The US oil benchmark briefly surged to $95 per barrel due to concerns over decreasing stockpiles at a crucial storage hub, which raised worries about a global drop in crude oil supplies.
West Texas Intermediate (WTI) reached its highest level since August of the previous year before stabilizing. This increase in oil prices was primarily driven by a reduction in inventories at Cushing, Oklahoma, which serves as the delivery point for US futures.
As supplies at Cushing approach minimum operational levels, significant price indicators are experiencing sharp increases, driven by concerns of scarcity. This trend is having a ripple effect worldwide, with WTI and the global benchmark Brent displaying extremely bullish pricing structures. Traders are willing to pay substantial premiums to secure local crude oil supplies.
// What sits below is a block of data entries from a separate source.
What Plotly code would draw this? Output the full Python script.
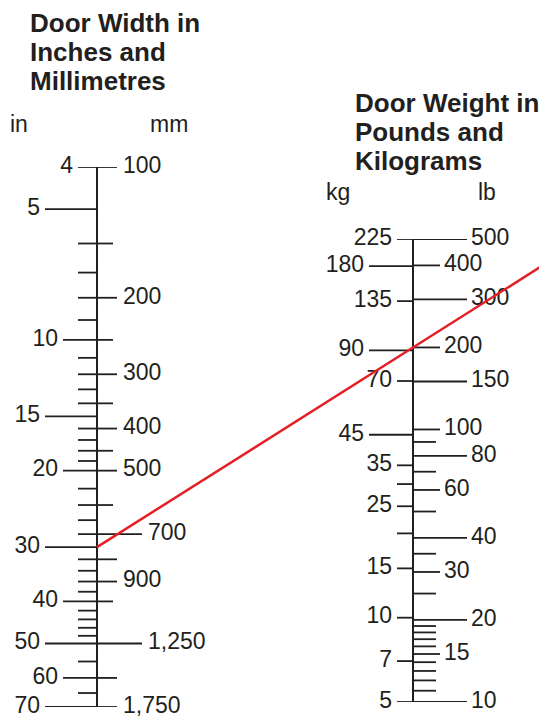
import math
import plotly.graph_objects as go

# ---------------- data ----------------
WIDTH_IN_LABELED = [4, 5, 10, 15, 20, 30, 40, 50, 60, 70]
WIDTH_IN_MINOR = [6, 7, 8, 9, 11, 12, 13, 14, 16, 17, 18, 19, 22, 24, 26, 28,
                  32, 34, 36, 38, 42, 44, 46, 48, 55, 65]
WIDTH_IN_LONG = [5, 15, 30, 50, 70]
WIDTH_IN_MID = [10, 20, 40, 60]

WIDTH_MM_LABELED = [100, 200, 300, 400, 500, 700, 900, 1250, 1750]
WIDTH_MM_TEXT = ["100", "200", "300", "400", "500", "700", "900", "1,250", "1,750"]
WIDTH_MM_UNLABELED = [800, 1500]
WIDTH_MM_MINOR = [150, 250, 350, 450, 600, 1000]
WIDTH_MM_LONG = [700, 1250]

WEIGHT_KG_LABELED = [225, 180, 135, 90, 70, 45, 35, 25, 15, 10, 7, 5]
WEIGHT_KG_MINOR = [30, 20]
WEIGHT_KG_LONG = [180, 90, 45]

WEIGHT_LB_LABELED = [500, 400, 300, 200, 150, 100, 80, 60, 40, 30, 20, 15, 10]
WEIGHT_LB_MINOR = [90, 70, 50, 35, 25, 19, 18, 17, 16, 14, 13, 12, 11]
WEIGHT_LB_LONG = [500, 300, 150, 80, 40, 20, 10]

EXAMPLE_WIDTH_IN = 30
EXAMPLE_WEIGHT_LB = 200

# ---------------- layout constants ----------------
W, H = 547, 723
OFF = 8                      # page body margin
FW, FH = W - OFF, H - OFF    # figure size
INK = "#231f20"
RED = "#e41f26"
FONT = "Liberation Sans, Arial, sans-serif"
LBL = 23
TITLE = 26
CLEAR = "rgba(0,0,0,0)"
EPS = 1e-6

def pfrac(px):
    return (FH - (px - OFF)) / FH

LEFT_DOM = [pfrac(707), pfrac(167)]
RIGHT_DOM = [pfrac(702), pfrac(239)]
AX_L = 97
AX_R = 413

fig = go.Figure()

def ticks(vals, x0, x1, yaxis, width=1.8):
    xs, ys = [], []
    for v in vals:
        xs += [x0, x1, None]
        ys += [v, v, None]
    fig.add_trace(go.Scatter(x=xs, y=ys, yaxis=yaxis, mode="lines",
                             line=dict(color=INK, width=width), cliponaxis=False,
                             hoverinfo="skip", showlegend=False))

def labels(vals, texts, x, pos, yaxis):
    fig.add_trace(go.Scatter(x=[x] * len(vals), y=vals, text=texts, yaxis=yaxis,
                             mode="text", textposition=pos, cliponaxis=False,
                             textfont=dict(family=FONT, size=LBL, color=INK),
                             hoverinfo="skip", showlegend=False))

# ---- left nomogram: inches (y) and millimetres (y2)
fig.add_trace(go.Scatter(x=[AX_L, AX_L], y=[min(WIDTH_IN_LABELED), max(WIDTH_IN_LABELED)],
                         yaxis="y", mode="lines", line=dict(color=INK, width=2), cliponaxis=False,
                         hoverinfo="skip", showlegend=False))
in_short = [v for v in WIDTH_IN_LABELED if v not in WIDTH_IN_LONG + WIDTH_IN_MID] + WIDTH_IN_MINOR
ticks(WIDTH_IN_LONG, 45, AX_L, "y")
ticks(WIDTH_IN_MID, 63, AX_L, "y")
ticks(in_short, 78, AX_L, "y")
for v in WIDTH_IN_LABELED:
    start = 45 if v in WIDTH_IN_LONG else 63 if v in WIDTH_IN_MID else 78
    labels([v], [str(v)], start - 5, "middle left", "y")

ticks(WIDTH_MM_LONG, AX_L, 142, "y2")
ticks([v for v in WIDTH_MM_LABELED if v not in WIDTH_MM_LONG] + WIDTH_MM_UNLABELED, AX_L, 117, "y2")
ticks(WIDTH_MM_MINOR, AX_L, 113, "y2")
for v, t in zip(WIDTH_MM_LABELED, WIDTH_MM_TEXT):
    end = 142 if v in WIDTH_MM_LONG else 117
    labels([v], [t], end + 6, "middle right", "y2")

# ---- right nomogram: kilograms (y3) and pounds (y4)
fig.add_trace(go.Scatter(x=[AX_R, AX_R], y=[min(WEIGHT_KG_LABELED), max(WEIGHT_KG_LABELED)],
                         yaxis="y3", mode="lines", line=dict(color=INK, width=2), cliponaxis=False,
                         hoverinfo="skip", showlegend=False))
ticks(WEIGHT_KG_LONG, 369, AX_R, "y3")
ticks([v for v in WEIGHT_KG_LABELED if v not in WEIGHT_KG_LONG] + WEIGHT_KG_MINOR, 397, AX_R, "y3")
for v in WEIGHT_KG_LABELED:
    start = 369 if v in WEIGHT_KG_LONG else 397
    labels([v], [str(v)], start - 5, "middle left", "y3")

ticks(WEIGHT_LB_LONG, AX_R, 467, "y4")
ticks([v for v in WEIGHT_LB_LABELED if v not in WEIGHT_LB_LONG], AX_R, 440, "y4")
ticks(WEIGHT_LB_MINOR, AX_R, 436, "y4")
for v in WEIGHT_LB_LABELED:
    end = 467 if v in WEIGHT_LB_LONG else 440
    labels([v], [str(v)], end + 4, "middle right", "y4")

# ---- example reading line (30 in -> 200 lb), extended to the right edge
def to_paper(v, lo, hi, dom):
    f = (math.log10(v) - math.log10(lo)) / (math.log10(hi) - math.log10(lo))
    return dom[0] + f * (dom[1] - dom[0])

# left scale increases downward (reversed)
y_a = to_paper(EXAMPLE_WIDTH_IN, max(WIDTH_IN_LABELED), min(WIDTH_IN_LABELED), LEFT_DOM)
y_b = to_paper(EXAMPLE_WEIGHT_LB, min(WEIGHT_LB_LABELED), max(WEIGHT_LB_LABELED), RIGHT_DOM)
slope = (y_b - y_a) / (AX_R - AX_L)
y_end = y_a + slope * (W - AX_L)
fig.add_shape(type="line", xref="x", yref="paper", x0=AX_L, y0=y_a, x1=W, y1=y_end,
              line=dict(color=RED, width=2.5))

# ---- titles and unit headings
def ann(text, x, ypx, size, bold=False):
    fig.add_annotation(text=f"<b>{text}</b>" if bold else text, xref="paper", yref="paper",
                       x=(x - OFF) / FW, y=pfrac(ypx), xanchor="left", yanchor="middle",
                       showarrow=False, font=dict(family=FONT, size=size, color=INK))

for i, line in enumerate(["Door Width in", "Inches and", "Millimetres"]):
    ann(line, 28, 23 + 29 * i, TITLE, bold=True)
for i, line in enumerate(["Door Weight in", "Pounds and", "Kilograms"]):
    ann(line, 353, 103 + 29 * i, TITLE, bold=True)
ann("in", 8, 124, LBL)
ann("mm", 148, 124, LBL)
ann("kg", 324, 192, LBL)
ann("lb", 476, 192, LBL)

def lrange(lo, hi):
    # tiny padding keeps the end labels from being dropped by rounding
    a, b = math.log10(lo), math.log10(hi)
    return [a - EPS, b + EPS] if a < b else [a + EPS, b - EPS]

fig.update_layout(
    width=FW, height=FH,
    margin=dict(l=0, r=0, t=0, b=0),
    paper_bgcolor="white", plot_bgcolor=CLEAR,
    xaxis=dict(range=[OFF, W], domain=[0, 1], visible=False, fixedrange=True),
    yaxis=dict(type="log", range=lrange(max(WIDTH_IN_LABELED), min(WIDTH_IN_LABELED)),
               domain=LEFT_DOM, visible=False, fixedrange=True),
    yaxis2=dict(type="log", range=lrange(max(WIDTH_MM_LABELED), min(WIDTH_MM_LABELED)),
                overlaying="y", visible=False, fixedrange=True),
    yaxis3=dict(type="log", range=lrange(min(WEIGHT_KG_LABELED), max(WEIGHT_KG_LABELED)),
                domain=RIGHT_DOM, anchor="x", visible=False, fixedrange=True),
    yaxis4=dict(type="log", range=lrange(min(WEIGHT_LB_LABELED), max(WEIGHT_LB_LABELED)),
                overlaying="y3", visible=False, fixedrange=True),
    showlegend=False,
)

fig.write_html("out.html")
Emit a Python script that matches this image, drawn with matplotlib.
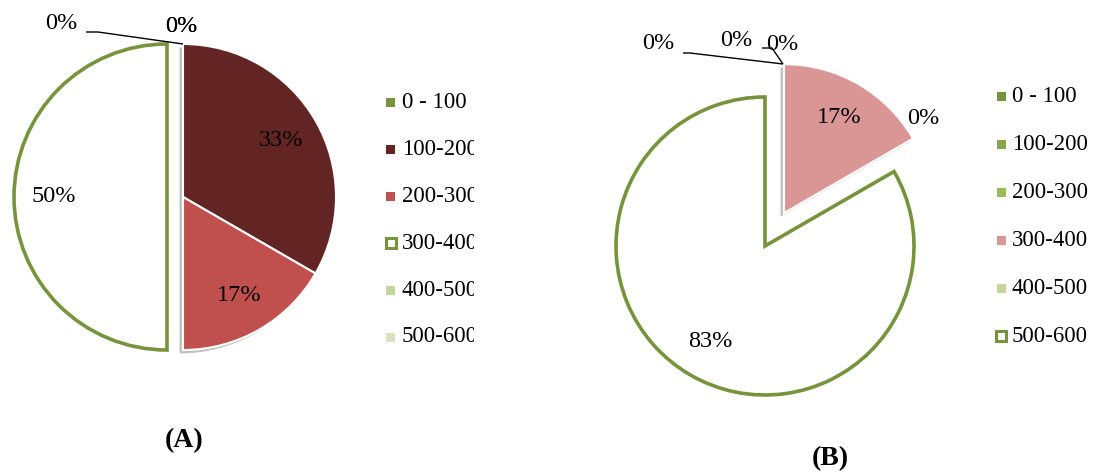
import math
import matplotlib
matplotlib.use("Agg")
import matplotlib.pyplot as plt
from matplotlib.patches import Rectangle
import matplotlib.patheffects as pe

# ---- data -------------------------------------------------------------
categories = ["0 - 100", "100-200", "200-300", "300-400", "400-500", "500-600"]
counts_a = [0, 2, 1, 3, 0, 0]
counts_b = [0, 0, 0, 1, 0, 5]
panel_titles = ["(A)", "(B)"]

colors_a = ["#77933C", "#632523", "#C0504D", "white", "#C3D69B", "#D7E4BD"]
colors_b = ["#76923C", "#8AA54A", "#9BBB59", "#D99694", "#C3D69B", "white"]
GREEN = "#77933C"

W, H = 1104, 473
plt.rcParams["font.family"] = ["Liberation Serif", "DejaVu Serif"]
FS_LABEL = 17.5
FS_LEGEND = 16.5
FS_TITLE = 20

fig = plt.figure(figsize=(W / 100, H / 100), dpi=100)


def Y(y):
    return H - y


def make_axes(x0, x1):
    ax = fig.add_axes([x0 / W, 0, (x1 - x0) / W, 1])
    return ax, (x0, x1)


def fix_limits(ax, xr):
    ax.set_xlim(*xr)
    ax.set_ylim(0, H)
    ax.set_aspect("auto")
    ax.axis("off")


def pct_text(v, total):
    return f"{round(100 * v / total)}%"


def draw_panel(ax, xr, counts, colors, center, radius, explode, outline_idx,
               zero_labels, leaders, legend_xy, title_xy, title):
    total = sum(counts)
    wedges, _ = ax.pie(counts, colors=colors, startangle=90, counterclock=False,
                       center=center, radius=radius, explode=explode,
                       wedgeprops=dict(linewidth=0), normalize=True)
    fix_limits(ax, xr)
    for i, w in enumerate(wedges):
        if i == outline_idx:
            w.set_edgecolor(GREEN)
            w.set_linewidth(2.6)
            w.set_joinstyle("miter")
        elif counts[i] > 0:
            w.set_edgecolor("white")
            w.set_linewidth(1.5)
            w.set_path_effects([pe.SimplePatchShadow(offset=(-2.5, -2.5),
                                                     shadow_rgbFace="#777777",
                                                     alpha=0.45),
                                pe.Normal()])
        # percentage labels for non-empty slices
        if counts[i] > 0:
            tm = math.radians(0.5 * (w.theta1 + w.theta2))
            cx, cy = w.center
            ax.text(cx + 0.74 * w.r * math.cos(tm), cy + 0.74 * w.r * math.sin(tm),
                    pct_text(counts[i], total), ha="center", va="center",
                    fontsize=FS_LABEL)
    # labels of empty slices
    for (x, y), idx in zero_labels:
        ax.text(x, Y(y), pct_text(counts[idx], total), ha="center",
                va="center", fontsize=FS_LABEL)
    for pts in leaders:
        ax.plot([p[0] for p in pts], [Y(p[1]) for p in pts], color="black",
                lw=1.0, solid_capstyle="butt")
    # legend
    lx, ly0, dy = legend_xy
    for i, name in enumerate(categories):
        yy = Y(ly0 + i * dy)
        if i == outline_idx:
            ax.add_patch(Rectangle((lx - 5, yy - 5), 10, 10, facecolor="white",
                                   edgecolor=GREEN, linewidth=2.2))
        else:
            ax.add_patch(Rectangle((lx - 4.5, yy - 4.5), 9, 9,
                                   facecolor=colors[i], edgecolor="none"))
        ax.text(lx + 11, yy, name, ha="left", va="center", fontsize=FS_LEGEND,
                clip_on=True)
    ax.text(title_xy[0], Y(title_xy[1]), title, ha="center", va="center",
            fontsize=FS_TITLE, fontweight="bold")
    fix_limits(ax, xr)


ax_a, xr_a = make_axes(0, 474)
draw_panel(ax_a, xr_a, counts_a, colors_a, center=(183, Y(197)), radius=153,
           explode=[0, 0, 0, 16, 0, 0], outline_idx=3,
           zero_labels=[((61, 24), 0), ((181, 27), 4), ((181.6, 27), 5)],
           leaders=[[(86, 32), (98, 32), (183, 44)]],
           legend_xy=(391, 103, 46.8), title_xy=(184, 441), title=panel_titles[0])

ax_b, xr_b = make_axes(474, W)
draw_panel(ax_b, xr_b, counts_b, colors_b, center=(765, Y(246)), radius=149,
           explode=[0, 0, 0, 38, 0, 0], outline_idx=5,
           zero_labels=[((658, 44), 0), ((736, 41), 1), ((782, 45), 2),
                        ((923, 118), 4)],
           leaders=[[(683, 53), (690, 53), (783, 64)],
                    [(762, 48), (772, 48), (783, 64)]],
           legend_xy=(1001, 97, 47.8), title_xy=(830, 459), title=panel_titles[1])

fig.savefig("out.png", dpi=100, facecolor="white")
“It really all boils down to concerns over supply tightness continuing and even exacerbating going into the northern hemisphere winter months,” Vandana Hari, founder of consultancy Vanda Insights, said on Bloomberg TV. “You have a market which is very tightly strung right now, almost on the verge of panic.”
Official data released on Wednesday revealed that overall US crude stockpiles experienced a more significant decline than anticipated. This underscores the rapid tightening of the market due to supply reductions from major oil producers such as Saudi Arabia and Russia.
WTI crude oil prices have surged by approximately one-third since the end of June and are poised to record the most substantial quarterly gain since June 2020, a period marked by price fluctuations in the early stages of the pandemic. Brent crude has also exceeded $97 in intraday trading this week.
Earlier this month, OPEC predicted a potential deficit of up to 3 million barrels per day in crude oil supply during the fourth quarter. With robust demand persisting in the US and China, many market observers now view the possibility of oil prices reaching $100 as inevitable, even in the face of a strengthening US dollar and concerns about elevated global interest rates.
The tightening of physical oil markets is evident in the futures curve. The prompt spread for WTI, which represents the price difference between the nearest futures contract, has surged to as much as $2.60 per barrel within the bullish backwardation structure.
This is a significant increase from just 61 cents observed in the middle of the previous week. Additionally, options trading is reflecting concerns about larger price fluctuations.